Alors que Florence représente certains stéréotypes de la femme fatale, les trois hommes endossent chacun des visages différents de la masculinité telle qu’elle est construite par la société — le macho, fier, puissant et en contrôle ; l’homme fort, imposant, violent ; et le faible, incapable de séduire, voué à l’échec et au déshonneur.
Plus le film avance, plus les masques tombent, et plus les archétypes s’éloignent de la caricature, engageant une réflexion sur les conséquences de cette masculinité toxique sur la société, et sur les hommes eux-mêmes. Les acteurs, tous excellents, jouent avec cette tension perpétuelle pour construire des personnages intrigants et authentiques, et pour incarner une forme de dualité, en rendant manifeste ce qui est sous-jacent et gronde à l’intérieur de chacun.

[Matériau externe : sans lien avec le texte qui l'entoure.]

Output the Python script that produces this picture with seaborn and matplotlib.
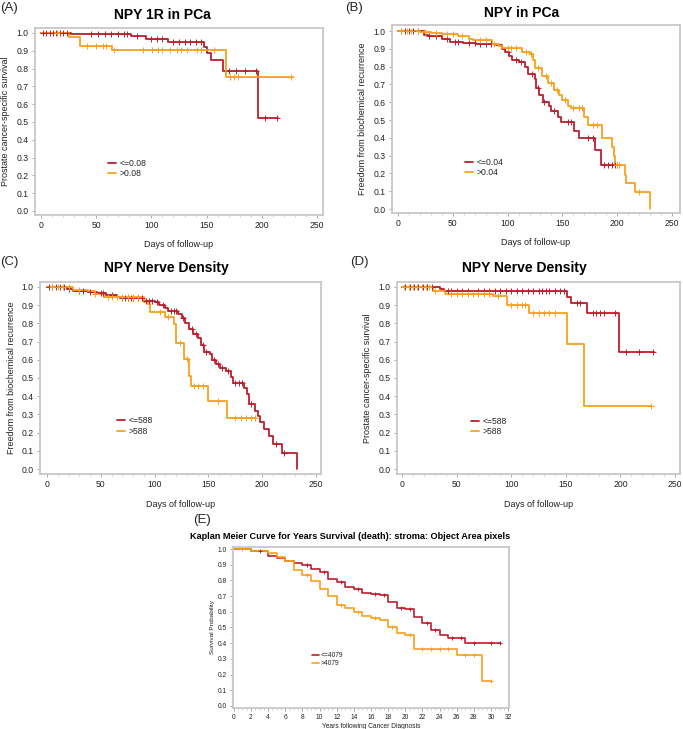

« C’était un véritable cadeau à jouer. Mon personnage, par exemple, est bête à sa façon, mais il est aussi profondément honnête, relève Benoît Gouin. #MeToo, les Innus, les énergies renouvelables, il s’en fout. Ça ne le touche pas et il l’assume. Ce qui l’émeut, c’est d’offrir une belle fin à ses vieux. Et s’il peut faire ça avec des robots et des pilules, il se lance, même si c’est douteux à souhait. Il y a quelque chose de grinçant, de savoureux là-dedans, parce que c’est un peu vrai. »
La conclusion — dont on ne révélera rien — est surprenante et absolument savoureuse, à la hauteur de l’ambition satirique et philosophique de Louis Godbout. À voir !
Le film prendra l’affiche le 12 août.